What do English teachers need to know about grammar? part 2

An amazing trip down memory lane from Mom of 4:

When I was at my flagship state college, in the 60s, every English major in the College of Arts and Sciences had to earn at least a B in (1) Structure of the English Language and (2) Stylistics, in that order. The professor was outstanding, demanding – I had her for another class – and widely considered to be the toughest grader in the department. I don’t think re-taking the class was possible, and I had a number of English major friends. I do know that many prospective majors bolted to the ed school, over the requirement. The ed school required neither class, although some of the top students did take Structure.

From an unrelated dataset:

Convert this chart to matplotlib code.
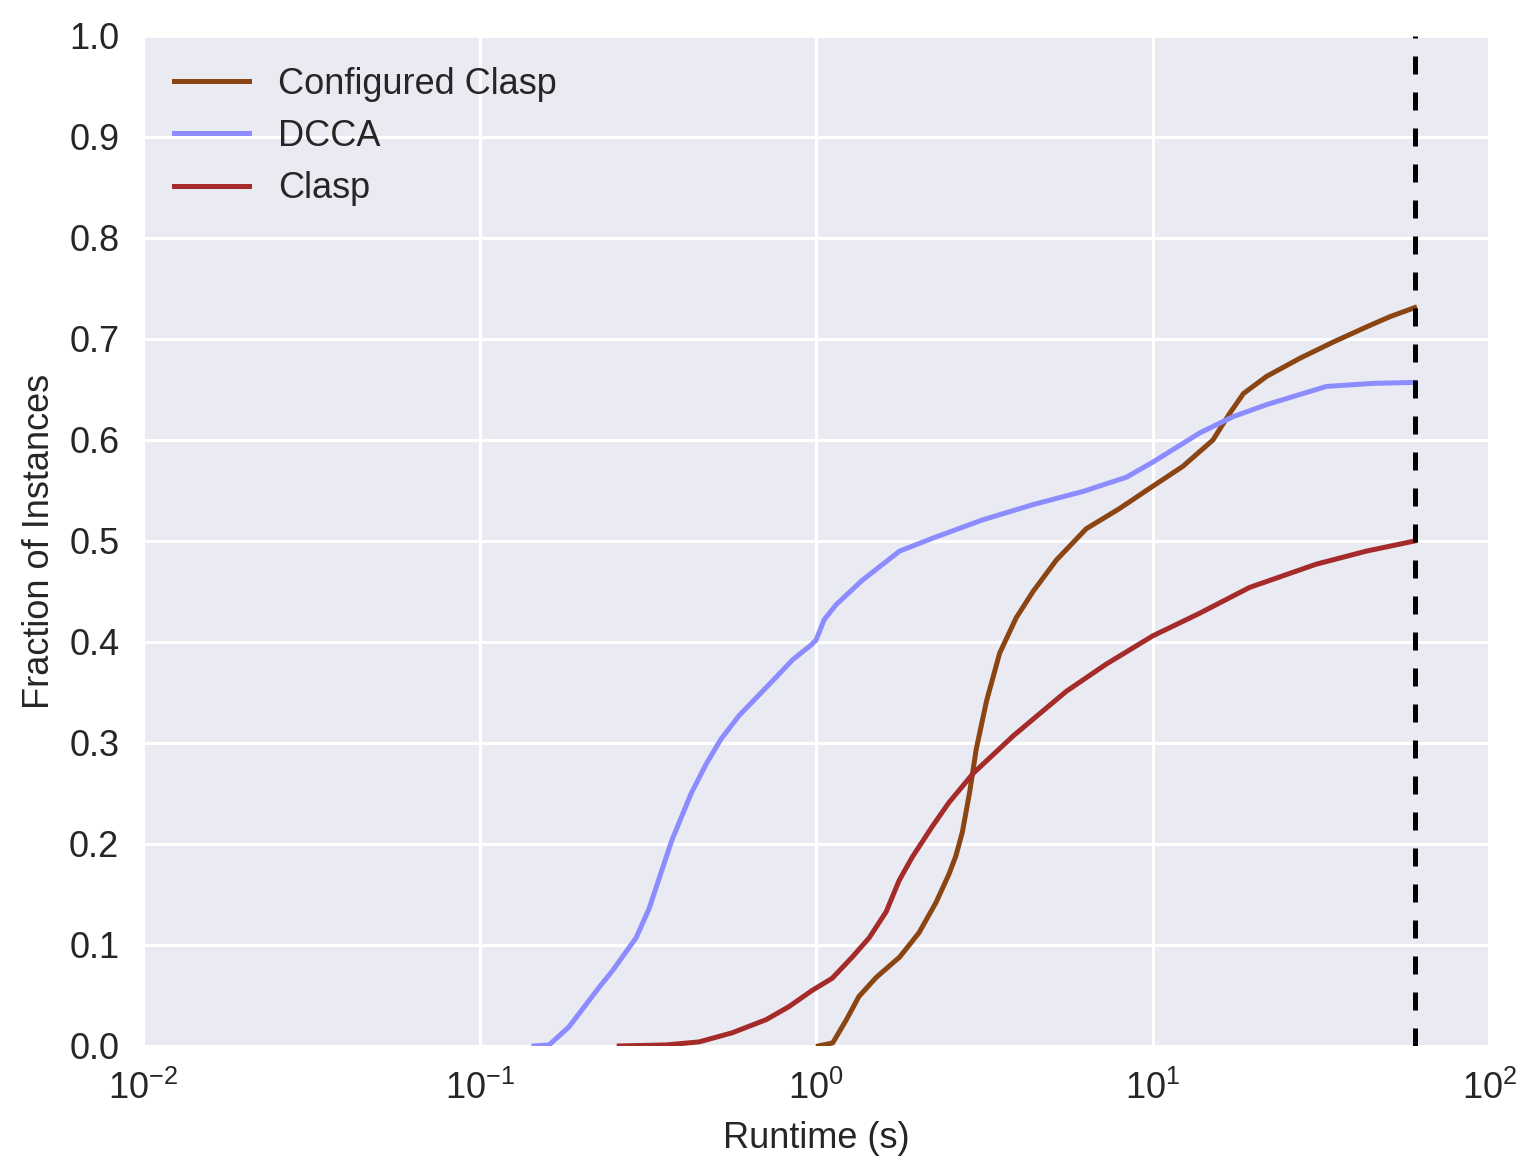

Back in the 80s, my younger kids had a new grad (different state flagship) who practically boasted – as an English teacher – that she had never diagrammed a sentence and thought it both useless and ridiculous. She might have been a better writer if she had; I was tempted to correct her communications and send them back, and my major was not even in the humanities. I spent a lot of time supervising my kids’s work…

Structure of English and Stylistics — brilliant ! I so wish I could have taken that sequence myself.

I wish I could take it now, actually. 

I’m guessing Coursera isn’t going to have it . . . 


Nope. Nothing at Coursera. No Structure of English, no Stylistics. Although I can create a grammar portfolio if I sign up for a 3-course sequence culminating in “Advanced Grammar & Punctuation

If you have taken the three courses in this specialization, you have learned a lot of grammar in the past few months. This will be a big help to your studies or your career. This project will help you process what you’ve learned and help you remember it forever. In this course, you will create a grammar portfolio of the difficult or interesting English grammatical structures that you studied in the previous courses. 

Sounds like a good time.

(Is there any form of higher learning for which a portfolio is not appropriate? I’m asking.) 

I’ve become a huge fan of sentence diagramming, which has never been properly studied as far as I can tell. I would bet a modest sum of money diagramming helps writing and reading both. 

7 thoughts on “What do English teachers need to know about grammar? part 2

  1. Try reading Susan Wise Bauer on reading and writing and diagramming. She says that if a sentence doesn’t make sense and the student can’t figure out why, diagramming it out will point out the problem — whatever the problem is, it won’t go on the diagram. Of course, this means you have to actually know how to diagram in the first place! I’ve found that SWB has some original and useful ideas about teaching writing to kids. She breaks it down into skills that can be introduced and practiced one at a time.

    Liked by 1 person

  2. How about edX? The syllabus for English Grammar and Style lists:
    * what grammar is and why it matters; writing standard English; and how words work.
    * parts of speech and word classes; structure and patterns of sentences, phrases, and clauses; and common sentence-level problems.
    * finite and non-finite verbs: linking verbs, auxiliary verbs, transitive and intransitive verbs, verb phrases, phrasal verbs, verbal phrases, infinitives, participles, and gerunds; tense, mood, and voice of verbs.
    * form and function of nouns: noun strings and nominalisations; form and function of pronouns, and problems with pronouns.
    * form, function, and use of adjectives including the ‘Royal Order of Adjectives’ and degrees of comparison. Adjectival sequencing, punctuation, and determiners will also be discussed.
    * form, function, degrees of comparison, and placement of adverbs; intensifiers; and weasels.
    * how prepositions function and problems with prepositions. We’ll also look at paragraph development and cohesive ties.
    * the main punctuation marks, punctuation problems, and other punctuation marks.

    I don’t see “diagramming,” but this looks pretty good.

    There’s also Udemy.

    Liked by 1 person

  3. I did three years of diagramming with each of my kids, and I found it was particularly useful for my dyslexic. I mean, a visual representation of a sentence! He was good at it.